NATTIV: First, Golda was the scapegoat of the Yom Kippur War. It was really easy to blame her in Israel for all the faults of her commanders. She took the blame and she resigned while everybody else was like, Teflon. So I feel her name was drenched with bad public opinion. She resigned and she just went to the drain of history. But 10 years ago, when secret (war) protocols came out, we understood there’s another narrative to what happened.

AP: A woman taking the blame while the men around her did not. Do you think her gender played a role in how things played out?

NATTIV: Oh, 100%, if she was not a woman it would have ended totally differently.

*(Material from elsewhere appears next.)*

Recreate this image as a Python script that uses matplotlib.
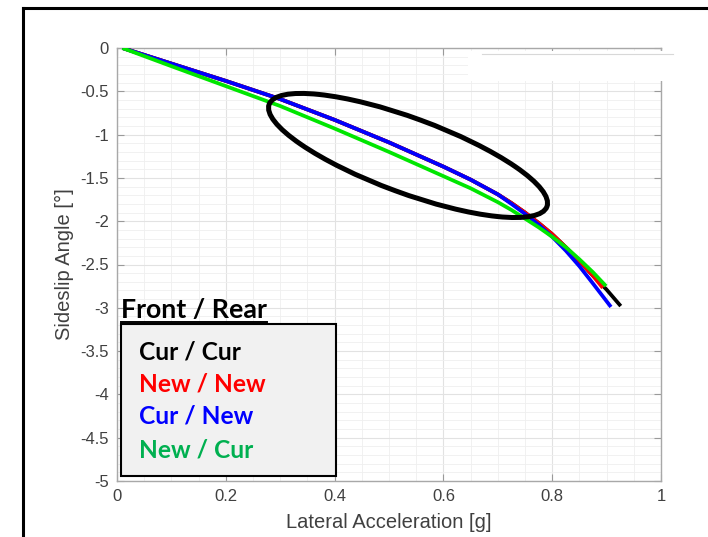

Look at all the leaders that are not taking responsibility and they’re not resigning … or they’re coming back. But this was like, no, we would never have (this) woman again. It’s definitely a misogynist point of view.

AP: You show a woman who was plagued by doubt, anxiety, and sadness. Was this a side the public knew?

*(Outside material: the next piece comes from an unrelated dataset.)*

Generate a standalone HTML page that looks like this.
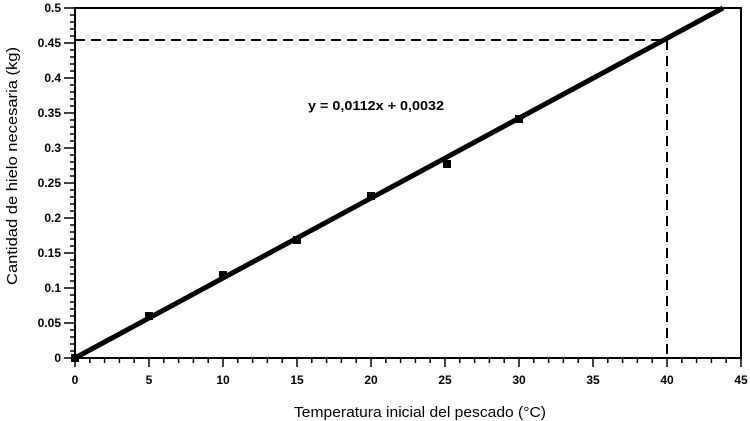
<!DOCTYPE html>
<html><head><meta charset="utf-8"><style>
html,body{margin:0;padding:0;background:#fff;}
svg{display:block;}
text{font-family:"Liberation Sans","DejaVu Sans",sans-serif;fill:#000;}
.t{font-size:12px;font-weight:bold;}
</style></head><body>
<svg width="750" height="421" xmlns="http://www.w3.org/2000/svg">
<g stroke="#000" stroke-width="2" fill="none">
<rect x="75" y="8" width="666" height="350"/>
</g>
<g stroke="#000" stroke-width="1.5">
<path d="
M64 8H75M64 43H75M64 78H75M64 113H75M64 148H75M64 183H75M64 218H75M64 253H75M64 288H75M64 323H75M64 358H75
M70 15H75M70 22H75M70 29H75M70 36H75
M70 50H75M70 57H75M70 64H75M70 71H75
M70 85H75M70 92H75M70 99H75M70 106H75
M70 120H75M70 127H75M70 134H75M70 141H75
M70 155H75M70 162H75M70 169H75M70 176H75
M70 190H75M70 197H75M70 204H75M70 211H75
M70 225H75M70 232H75M70 239H75M70 246H75
M70 260H75M70 267H75M70 274H75M70 281H75
M70 295H75M70 302H75M70 309H75M70 316H75
M70 330H75M70 337H75M70 344H75M70 351H75
"/>
<path d="
M75 358V367M149 358V367M223 358V367M297 358V367M371 358V367M445 358V367M519 358V367M593 358V367M667 358V367M741 358V367
M89.8 358V363M104.6 358V363M119.4 358V363M134.2 358V363
M163.8 358V363M178.6 358V363M193.4 358V363M208.2 358V363
M237.8 358V363M252.6 358V363M267.4 358V363M282.2 358V363
M311.8 358V363M326.6 358V363M341.4 358V363M356.2 358V363
M385.8 358V363M400.6 358V363M415.4 358V363M430.2 358V363
M459.8 358V363M474.6 358V363M489.4 358V363M504.2 358V363
M533.8 358V363M548.6 358V363M563.4 358V363M578.2 358V363
M607.8 358V363M622.6 358V363M637.4 358V363M652.2 358V363
M681.8 358V363M696.6 358V363M711.4 358V363M726.2 358V363
"/>
</g>
<g text-anchor="end">
<text x="61" y="12" class="t">0.5</text>
<text x="61" y="47" class="t">0.45</text>
<text x="61" y="82" class="t">0.4</text>
<text x="61" y="117" class="t">0.35</text>
<text x="61" y="152" class="t">0.3</text>
<text x="61" y="187" class="t">0.25</text>
<text x="61" y="222" class="t">0.2</text>
<text x="61" y="257" class="t">0.15</text>
<text x="61" y="292" class="t">0.1</text>
<text x="61" y="327" class="t">0.05</text>
<text x="61" y="362" class="t">0</text>
</g>
<g text-anchor="middle">
<text x="75" y="384" class="t">0</text>
<text x="149" y="384" class="t">5</text>
<text x="223" y="384" class="t">10</text>
<text x="297" y="384" class="t">15</text>
<text x="371" y="384" class="t">20</text>
<text x="445" y="384" class="t">25</text>
<text x="519" y="384" class="t">30</text>
<text x="593" y="384" class="t">35</text>
<text x="667" y="384" class="t">40</text>
<text x="741" y="384" class="t">45</text>
</g>
<path d="M75 40H667V358" stroke="#000" stroke-width="2" fill="none" stroke-dasharray="10,6"/>
<line x1="75" y1="358" x2="723" y2="8" stroke="#000" stroke-width="5"/>
<g fill="#000">
<rect x="71" y="354" width="8" height="8"/>
<rect x="145" y="312" width="8" height="8"/>
<rect x="219" y="271" width="8" height="8"/>
<rect x="293" y="236" width="8" height="8"/>
<rect x="367" y="192" width="8" height="8"/>
<rect x="443" y="160" width="8" height="8"/>
<rect x="515" y="115" width="8" height="8"/>
</g>
<text x="308" y="110" textLength="136" lengthAdjust="spacingAndGlyphs" style="font-size:13px;font-weight:bold">y = 0,0112x + 0,0032</text>
<text x="420" y="417" text-anchor="middle" textLength="252" lengthAdjust="spacingAndGlyphs" style="font-size:15px">Temperatura inicial del pescado (°C)</text>
<text transform="translate(17,166) rotate(-90)" text-anchor="middle" textLength="238" lengthAdjust="spacingAndGlyphs" style="font-size:15px">Cantidad de hielo necesaria (kg)</text>
</svg>
</body></html>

NATTIV: Not at all. Listen, I was born into this war. But I didn’t know anything about Golda. Because no one told us anything. I didn’t see her as human. She was an image. She was a photo on (currency), and now (her name) is an ice cream chain. So this movie is not only telling her story in the war, it is showing a character, not just a shallow image.

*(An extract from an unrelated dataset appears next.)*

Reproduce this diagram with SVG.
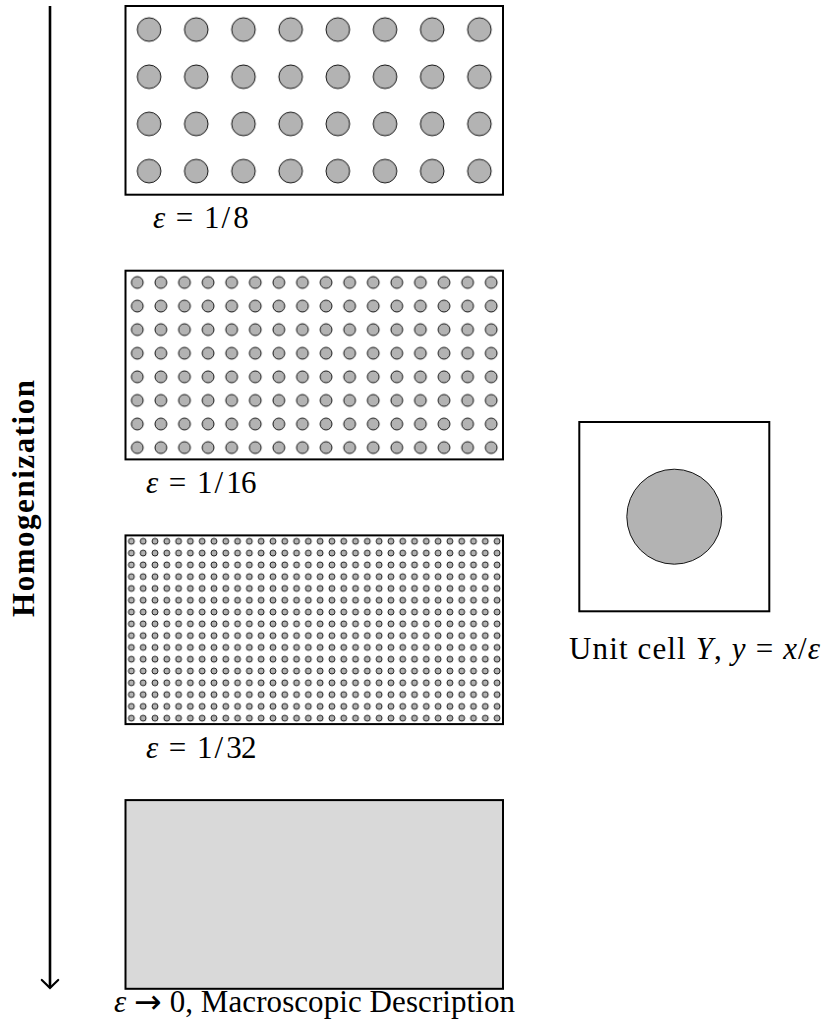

AP: How did you get involved in the film?

NATTIV: Nicholas Martin wrote the script. I was competing with other directors. When I read the script, it was 80% war movie and 20% Golda. And my pitch was, ‘Hey, let’s, let’s change the balance here. It should be 80% Golda and 20% war.’ My pitch was basically to make a war movie without a drop of blood. Bring the war into the room, like Golda experienced it. She couldn’t go to the front, she was old and sick. And so she stayed there very isolated and experienced the war through sound bites.

AP: How did Golda Meir's family members feel about the film? And about Helen Mirren?

NATTIV: It was Gideon Meir, her grandson, who said to me, ‘I see Helen as my grandmother. I see her as Bubbe.’ And when I met her, in my living room in the middle of the pandemic, we sat and spoke for three hours and I felt that I’m talking to my mom, and to someone who really understood the meaning of what it means to be Golda, what it means to be Israeli. She toured the country when she was 29, she volunteered at a kibbutz and picked tomatoes and she really had this year of experience in Israel.

AP: What qualities about Mirren as an actor do you think made her effective?

NATTIV: First of all, she’s one of the best actors of our time. It helps! But also: her humor, her emotions, her intelligence, her strength and her humanity. These five layers, Helen brought to Golda, and Golda had that.

AP: You presented the filmin Jerusalem. What kind of feedback have you gotten from Israelis?

NATTIV: The main discussion is, who was in charge of what happened? Some people say, ‘Hey, she’s the prime minister, right? She’s in charge. She needs to take the blame. It doesn’t matter if the commanders were failing her.' Some say, ‘No, the new narrative, the new protocols say she didn’t do any wrong, you know, she saved us (by securing) the shipments from the United States, the planes and weapons (through her talks with then-Secretary of State Henry Kissinger, played by Liev Schreiber). So, there’s a debate about the responsibility. There will always be this debate.